PROMPT: Repeat the full listing below verbatim and keep the images out.

** START OF PROVIDED DATA **

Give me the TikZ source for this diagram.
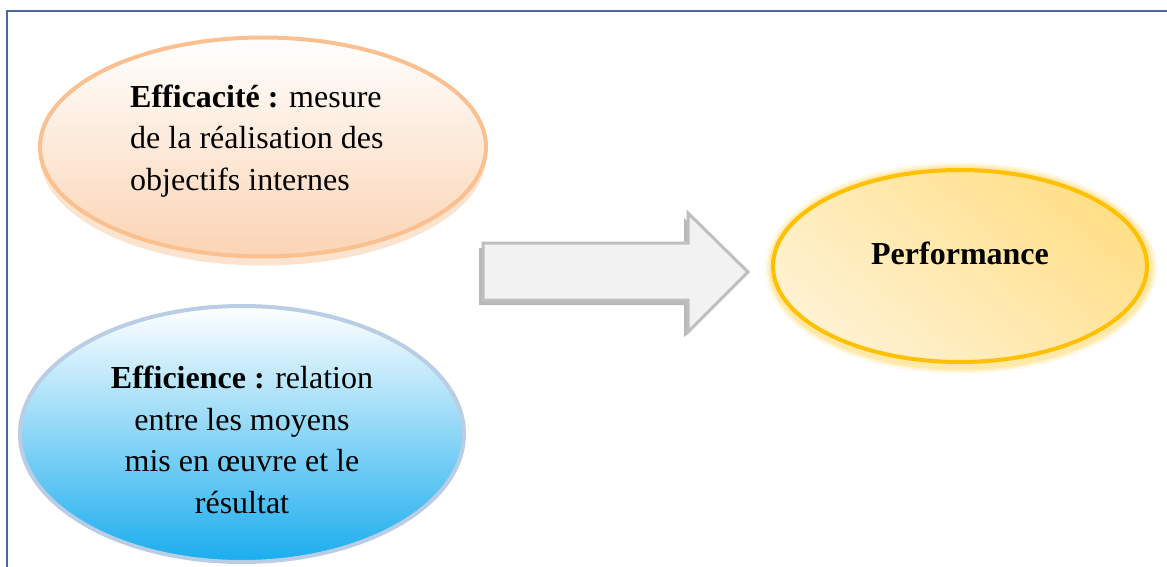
\documentclass[tikz,border=0pt]{standalone}
\usepackage{fontspec}
\setmainfont{Liberation Serif}
\usetikzlibrary{shapes.geometric}
\definecolor{frameblue}{HTML}{4A6A9C}
\definecolor{orangeborder}{HTML}{FAC090}
\definecolor{orangefill}{HTML}{FBD4B4}
\definecolor{orangemid}{HTML}{FDEADB}
\definecolor{orangeshadow}{HTML}{FCE3CE}
\definecolor{blueborder}{HTML}{B9CDE5}
\definecolor{bluefill}{HTML}{1AADEE}
\definecolor{bluemid}{HTML}{C2E4F8}
\definecolor{goldborder}{HTML}{FFC000}
\definecolor{golddark}{HTML}{FFDF88}
\definecolor{goldlight}{HTML}{FFF2D2}
\definecolor{arrowfill}{HTML}{F2F2F2}
\definecolor{arrowborder}{HTML}{BFBFBF}
\definecolor{arrowshadow}{HTML}{9A9A9A}
\tikzset{
  bubble/.style={ellipse, line width=4pt, inner sep=0pt},
  bigtext/.style={font=\fontsize{32}{41.5}\selectfont, inner sep=0pt, text=black},
}
\begin{document}
\begin{tikzpicture}[x=1pt,y=-1pt]
\useasboundingbox (0,0) rectangle (1167,567);
\fill[white] (0,0) rectangle (1167,567);
% frame
\draw[frameblue, line width=2pt] (7,580) -- (7,11) -- (1180,11);
% orange ellipse
\node[bubble, fill=orangeshadow, minimum width=446pt, minimum height=219pt] (effshadow) at (263,156) {};
\node[bubble, draw=orangeborder, top color=white, middle color=orangemid, bottom color=orangefill,
      minimum width=446pt, minimum height=219pt] (eff) at (263,147) {};
\node[bigtext, anchor=west, align=left] (efftext) at (130,141)
  {\textbf{Efficacité :} mesure\\de la réalisation des\\objectifs internes};
% blue ellipse
\node[bubble, draw=blueborder, top color=white, middle color=bluemid, bottom color=bluefill,
      minimum width=444pt, minimum height=256pt] (effi) at (242,434) {};
\node[bigtext, align=center] (effitext) at (242,440)
  {\textbf{Efficience :} relation\\entre les moyens\\mis en œuvre et le\\résultat};
% arrow
\coordinate (arrowtail) at (483,243);
\fill[arrowshadow, opacity=0.7] ([shift={(-4,5)}]arrowtail) -- ++(205,0) -- ++(0,-30) -- ++(60,59) -- ++(-60,60) -- ++(0,-32) -- ++(-205,0) -- cycle;
\draw[arrowborder, fill=arrowfill, line width=3pt, line join=miter] (arrowtail) -- ++(205,0) -- ++(0,-30) -- ++(60,59) -- ++(-60,60) -- ++(0,-32) -- ++(-205,0) -- cycle;
% performance ellipse
\foreach \w/\o in {16/0.08, 12/0.12, 8/0.18}{
  \node[ellipse, draw=goldborder, line width=\w pt, draw opacity=\o, minimum width=376pt, minimum height=196pt] at (961,268) {};
}
\node[bubble, draw=goldborder, top color=golddark, bottom color=goldlight, shading angle=-40,
      minimum width=374pt, minimum height=192pt] (perf) at (960,266) {};
\node[bigtext, font=\fontsize{32}{41.5}\selectfont\bfseries] (perftext) at (960,253) {Performance};
\end{tikzpicture}
\end{document}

** END OF PROVIDED DATA **

RESULT OF THE EXERCISE:
Give me the TikZ source for this diagram.
\documentclass[tikz,border=0pt]{standalone}
\usepackage{fontspec}
\setmainfont{Liberation Serif}
\usetikzlibrary{shapes.geometric}
\definecolor{frameblue}{HTML}{4A6A9C}
\definecolor{orangeborder}{HTML}{FAC090}
\definecolor{orangefill}{HTML}{FBD4B4}
\definecolor{orangemid}{HTML}{FDEADB}
\definecolor{orangeshadow}{HTML}{FCE3CE}
\definecolor{blueborder}{HTML}{B9CDE5}
\definecolor{bluefill}{HTML}{1AADEE}
\definecolor{bluemid}{HTML}{C2E4F8}
\definecolor{goldborder}{HTML}{FFC000}
\definecolor{golddark}{HTML}{FFDF88}
\definecolor{goldlight}{HTML}{FFF2D2}
\definecolor{arrowfill}{HTML}{F2F2F2}
\definecolor{arrowborder}{HTML}{BFBFBF}
\definecolor{arrowshadow}{HTML}{9A9A9A}
\tikzset{
  bubble/.style={ellipse, line width=4pt, inner sep=0pt},
  bigtext/.style={font=\fontsize{32}{41.5}\selectfont, inner sep=0pt, text=black},
}
\begin{document}
\begin{tikzpicture}[x=1pt,y=-1pt]
\useasboundingbox (0,0) rectangle (1167,567);
\fill[white] (0,0) rectangle (1167,567);
% frame
\draw[frameblue, line width=2pt] (7,580) -- (7,11) -- (1180,11);
% orange ellipse
\node[bubble, fill=orangeshadow, minimum width=446pt, minimum height=219pt] (effshadow) at (263,156) {};
\node[bubble, draw=orangeborder, top color=white, middle color=orangemid, bottom color=orangefill,
      minimum width=446pt, minimum height=219pt] (eff) at (263,147) {};
\node[bigtext, anchor=west, align=left] (efftext) at (130,141)
  {\textbf{Efficacité :} mesure\\de la réalisation des\\objectifs internes};
% blue ellipse
\node[bubble, draw=blueborder, top color=white, middle color=bluemid, bottom color=bluefill,
      minimum width=444pt, minimum height=256pt] (effi) at (242,434) {};
\node[bigtext, align=center] (effitext) at (242,440)
  {\textbf{Efficience :} relation\\entre les moyens\\mis en œuvre et le\\résultat};
% arrow
\coordinate (arrowtail) at (483,243);
\fill[arrowshadow, opacity=0.7] ([shift={(-4,5)}]arrowtail) -- ++(205,0) -- ++(0,-30) -- ++(60,59) -- ++(-60,60) -- ++(0,-32) -- ++(-205,0) -- cycle;
\draw[arrowborder, fill=arrowfill, line width=3pt, line join=miter] (arrowtail) -- ++(205,0) -- ++(0,-30) -- ++(60,59) -- ++(-60,60) -- ++(0,-32) -- ++(-205,0) -- cycle;
% performance ellipse
\foreach \w/\o in {16/0.08, 12/0.12, 8/0.18}{
  \node[ellipse, draw=goldborder, line width=\w pt, draw opacity=\o, minimum width=376pt, minimum height=196pt] at (961,268) {};
}
\node[bubble, draw=goldborder, top color=golddark, bottom color=goldlight, shading angle=-40,
      minimum width=374pt, minimum height=192pt] (perf) at (960,266) {};
\node[bigtext, font=\fontsize{32}{41.5}\selectfont\bfseries] (perftext) at (960,253) {Performance};
\end{tikzpicture}
\end{document}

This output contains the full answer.